ROANOKE TIMES

                         Roanoke Times
                 Copyright (c) 1995, Landmark Communications, Inc.

DATE: FRIDAY, March 6, 1992                   TAG: 9203060160
SECTION: BUSINESS                    PAGE: A-5   EDITION: METRO 
SOURCE: GEORGE KEGLEY BUSINESS EDITOR
DATELINE:                                 LENGTH: Medium


STATE HELP GONE; INDUSTRY KEEPS COMING

The Roanoke Valley Economic Development Partnership is generating most of its own business leads because the state has cut its industrial advertising budget from $1 million to zero.

Len Boone, president of the regional development group, told its annual meeting Thursday that since 1990 almost three out of four company prospects have been produced locally.

While Virginia has wiped out its advertising budget, North and South Carolina and other states are spending more than $500,000 on ads each year and the partnership is using mre than half of its $589,000 budget for marketing, Boone said.
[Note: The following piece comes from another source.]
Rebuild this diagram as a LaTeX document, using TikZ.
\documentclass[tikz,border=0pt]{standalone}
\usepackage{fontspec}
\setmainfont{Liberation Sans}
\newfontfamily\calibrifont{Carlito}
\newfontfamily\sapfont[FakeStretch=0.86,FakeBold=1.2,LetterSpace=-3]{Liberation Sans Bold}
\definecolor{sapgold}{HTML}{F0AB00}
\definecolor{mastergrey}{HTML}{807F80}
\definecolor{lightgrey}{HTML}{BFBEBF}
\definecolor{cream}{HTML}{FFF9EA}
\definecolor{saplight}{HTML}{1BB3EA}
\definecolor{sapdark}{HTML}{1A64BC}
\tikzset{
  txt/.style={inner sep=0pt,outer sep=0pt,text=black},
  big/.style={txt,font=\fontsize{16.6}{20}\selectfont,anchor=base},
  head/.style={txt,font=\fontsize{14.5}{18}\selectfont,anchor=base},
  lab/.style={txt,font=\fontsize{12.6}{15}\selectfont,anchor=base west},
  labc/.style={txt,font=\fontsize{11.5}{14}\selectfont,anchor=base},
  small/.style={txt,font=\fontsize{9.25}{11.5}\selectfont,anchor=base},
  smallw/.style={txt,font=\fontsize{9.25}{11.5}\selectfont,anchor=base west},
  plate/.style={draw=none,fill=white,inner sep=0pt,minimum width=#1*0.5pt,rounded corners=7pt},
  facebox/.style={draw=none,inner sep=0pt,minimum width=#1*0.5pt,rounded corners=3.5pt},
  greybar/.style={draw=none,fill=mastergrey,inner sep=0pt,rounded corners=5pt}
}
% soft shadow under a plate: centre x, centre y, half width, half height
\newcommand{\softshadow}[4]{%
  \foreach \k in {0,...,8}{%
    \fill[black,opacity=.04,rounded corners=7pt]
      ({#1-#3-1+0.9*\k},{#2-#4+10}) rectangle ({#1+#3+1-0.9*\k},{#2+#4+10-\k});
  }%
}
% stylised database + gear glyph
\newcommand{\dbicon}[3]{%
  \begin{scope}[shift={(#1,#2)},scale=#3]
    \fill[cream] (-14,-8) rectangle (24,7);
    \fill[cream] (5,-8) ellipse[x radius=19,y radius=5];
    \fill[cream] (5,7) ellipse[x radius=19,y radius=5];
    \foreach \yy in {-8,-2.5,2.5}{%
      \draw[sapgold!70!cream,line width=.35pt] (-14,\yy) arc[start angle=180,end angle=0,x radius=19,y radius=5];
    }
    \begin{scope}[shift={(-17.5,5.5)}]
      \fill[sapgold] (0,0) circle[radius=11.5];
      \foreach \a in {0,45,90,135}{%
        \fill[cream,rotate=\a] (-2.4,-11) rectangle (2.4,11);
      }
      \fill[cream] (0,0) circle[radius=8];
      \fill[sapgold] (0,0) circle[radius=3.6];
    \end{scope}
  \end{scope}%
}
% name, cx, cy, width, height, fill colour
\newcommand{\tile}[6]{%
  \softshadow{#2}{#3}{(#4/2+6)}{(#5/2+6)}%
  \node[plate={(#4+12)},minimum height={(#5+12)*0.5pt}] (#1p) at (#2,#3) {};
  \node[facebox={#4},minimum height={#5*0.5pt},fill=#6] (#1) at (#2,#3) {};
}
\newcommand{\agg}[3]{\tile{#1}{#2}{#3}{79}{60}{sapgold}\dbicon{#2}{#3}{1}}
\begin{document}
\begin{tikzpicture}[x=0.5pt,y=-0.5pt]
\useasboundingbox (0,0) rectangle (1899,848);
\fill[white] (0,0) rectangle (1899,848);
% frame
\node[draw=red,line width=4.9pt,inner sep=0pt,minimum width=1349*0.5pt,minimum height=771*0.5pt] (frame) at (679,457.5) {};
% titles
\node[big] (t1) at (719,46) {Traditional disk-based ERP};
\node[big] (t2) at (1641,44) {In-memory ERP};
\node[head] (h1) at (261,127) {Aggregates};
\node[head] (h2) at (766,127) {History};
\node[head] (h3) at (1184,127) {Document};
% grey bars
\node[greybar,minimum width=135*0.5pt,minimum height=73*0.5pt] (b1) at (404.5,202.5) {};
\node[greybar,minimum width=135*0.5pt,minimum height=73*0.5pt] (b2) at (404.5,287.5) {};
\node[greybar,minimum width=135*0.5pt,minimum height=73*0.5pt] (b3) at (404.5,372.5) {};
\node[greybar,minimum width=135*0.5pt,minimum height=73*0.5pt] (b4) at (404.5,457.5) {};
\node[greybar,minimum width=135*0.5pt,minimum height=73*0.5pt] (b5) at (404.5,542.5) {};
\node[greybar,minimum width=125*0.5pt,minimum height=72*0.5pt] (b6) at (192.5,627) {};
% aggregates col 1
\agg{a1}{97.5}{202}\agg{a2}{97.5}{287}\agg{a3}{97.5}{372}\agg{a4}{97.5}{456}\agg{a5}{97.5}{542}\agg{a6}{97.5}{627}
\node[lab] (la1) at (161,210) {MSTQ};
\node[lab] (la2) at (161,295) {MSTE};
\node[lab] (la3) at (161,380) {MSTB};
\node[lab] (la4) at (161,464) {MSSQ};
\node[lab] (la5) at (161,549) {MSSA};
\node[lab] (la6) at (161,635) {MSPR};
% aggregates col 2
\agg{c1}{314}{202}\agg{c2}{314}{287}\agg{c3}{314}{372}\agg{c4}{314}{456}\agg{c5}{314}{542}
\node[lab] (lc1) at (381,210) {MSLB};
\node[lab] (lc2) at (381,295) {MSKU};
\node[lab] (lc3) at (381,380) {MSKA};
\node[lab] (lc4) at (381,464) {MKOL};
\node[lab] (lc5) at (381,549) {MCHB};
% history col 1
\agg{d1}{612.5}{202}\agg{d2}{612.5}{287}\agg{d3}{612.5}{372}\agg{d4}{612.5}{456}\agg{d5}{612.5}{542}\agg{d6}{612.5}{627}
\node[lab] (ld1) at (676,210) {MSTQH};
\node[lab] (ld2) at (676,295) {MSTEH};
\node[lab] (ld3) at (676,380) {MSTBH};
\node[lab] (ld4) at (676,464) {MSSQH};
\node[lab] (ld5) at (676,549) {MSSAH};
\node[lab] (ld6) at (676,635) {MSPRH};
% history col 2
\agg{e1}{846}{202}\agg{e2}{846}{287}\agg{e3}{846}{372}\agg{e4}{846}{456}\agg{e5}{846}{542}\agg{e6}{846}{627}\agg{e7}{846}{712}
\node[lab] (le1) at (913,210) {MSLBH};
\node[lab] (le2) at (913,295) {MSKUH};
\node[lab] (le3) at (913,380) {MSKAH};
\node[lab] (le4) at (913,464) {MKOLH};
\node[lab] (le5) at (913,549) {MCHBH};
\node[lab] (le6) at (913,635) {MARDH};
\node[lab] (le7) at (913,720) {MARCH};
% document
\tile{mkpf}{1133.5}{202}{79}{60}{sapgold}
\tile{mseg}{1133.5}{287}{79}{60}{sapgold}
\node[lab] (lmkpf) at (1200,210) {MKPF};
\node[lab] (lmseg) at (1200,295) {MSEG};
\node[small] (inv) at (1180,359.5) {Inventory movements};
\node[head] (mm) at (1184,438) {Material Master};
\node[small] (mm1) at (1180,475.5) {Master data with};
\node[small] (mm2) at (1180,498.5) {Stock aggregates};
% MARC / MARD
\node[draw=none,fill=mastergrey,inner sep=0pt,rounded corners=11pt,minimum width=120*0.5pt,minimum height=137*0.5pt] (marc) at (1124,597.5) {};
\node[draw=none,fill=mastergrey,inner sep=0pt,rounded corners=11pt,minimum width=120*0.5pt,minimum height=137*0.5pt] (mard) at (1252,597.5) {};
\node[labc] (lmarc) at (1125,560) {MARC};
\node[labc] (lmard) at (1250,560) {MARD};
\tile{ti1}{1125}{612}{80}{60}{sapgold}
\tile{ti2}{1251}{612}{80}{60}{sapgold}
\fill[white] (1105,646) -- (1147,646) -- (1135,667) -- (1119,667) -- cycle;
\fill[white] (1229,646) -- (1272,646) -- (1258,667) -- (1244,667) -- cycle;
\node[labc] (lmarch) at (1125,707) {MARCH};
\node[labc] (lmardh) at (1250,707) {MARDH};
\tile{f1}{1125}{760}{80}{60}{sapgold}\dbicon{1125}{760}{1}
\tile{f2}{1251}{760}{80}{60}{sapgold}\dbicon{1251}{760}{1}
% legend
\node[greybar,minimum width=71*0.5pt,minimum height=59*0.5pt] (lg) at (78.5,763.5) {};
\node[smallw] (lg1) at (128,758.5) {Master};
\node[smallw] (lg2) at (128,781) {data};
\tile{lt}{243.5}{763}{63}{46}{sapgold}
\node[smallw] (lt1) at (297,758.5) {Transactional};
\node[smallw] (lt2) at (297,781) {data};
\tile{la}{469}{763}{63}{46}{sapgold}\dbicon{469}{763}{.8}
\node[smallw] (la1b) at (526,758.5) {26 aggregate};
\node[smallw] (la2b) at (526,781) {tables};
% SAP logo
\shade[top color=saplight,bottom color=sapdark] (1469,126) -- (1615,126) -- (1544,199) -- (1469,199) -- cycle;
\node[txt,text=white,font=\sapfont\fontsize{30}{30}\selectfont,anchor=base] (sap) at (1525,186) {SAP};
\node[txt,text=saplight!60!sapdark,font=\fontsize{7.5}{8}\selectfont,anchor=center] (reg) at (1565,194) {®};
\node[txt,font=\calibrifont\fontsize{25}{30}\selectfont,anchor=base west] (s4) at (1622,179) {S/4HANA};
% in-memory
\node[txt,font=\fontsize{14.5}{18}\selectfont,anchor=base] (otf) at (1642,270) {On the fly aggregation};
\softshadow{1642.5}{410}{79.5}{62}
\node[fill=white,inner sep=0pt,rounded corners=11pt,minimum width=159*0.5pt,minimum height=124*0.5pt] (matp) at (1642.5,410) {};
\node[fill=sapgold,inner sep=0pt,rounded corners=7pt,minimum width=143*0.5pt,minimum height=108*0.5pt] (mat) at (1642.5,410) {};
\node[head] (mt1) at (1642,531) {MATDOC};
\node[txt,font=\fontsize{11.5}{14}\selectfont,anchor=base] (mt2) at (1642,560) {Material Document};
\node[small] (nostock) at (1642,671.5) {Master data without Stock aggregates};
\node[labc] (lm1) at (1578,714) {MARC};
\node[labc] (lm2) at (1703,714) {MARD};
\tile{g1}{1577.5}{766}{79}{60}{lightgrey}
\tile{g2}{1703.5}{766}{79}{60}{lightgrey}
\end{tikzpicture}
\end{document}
While state prospects have declined, he said, the partnership has doubled the inquiries it received in 1990 and again last year. In 1991, the partnership filled more than 1,000 requests for information. It now is working with 19 corporate prospects.

Although slowed by the recession, the partnership is "headed in the right direction," Boone said. Because of the experience of Beth Doughty, acting executive director, and her staff, he said, the organization is taking its time "to be sure we find the right person" to succeed Mark Heath, former executive director who left in December for a similar post in Charlotte.

Successful economic development is a marathon, he said; it takes eight or more years to build awareness of a locality, and then there's the search process.

In the past three years, Boone said, the partnership has worked with companies that have proposed making more than $320 million in new investment and creating more than 3,000 potential jobs.

Some companies, such as Grove Worldwide in Salem, haven't moved and Arkay Packaging and Allied Signal dropped their plans, but the partnership "won out against competing communities" - it was the economy that changed their plans, he said.

Boone said more has been achieved in business recruitment in the past three years than in any other three-year period in the past two decades.

Investment by local governments and investors in the partnership's seven-county area "will continually pay off . . . but it won't move an inch without us all behind it."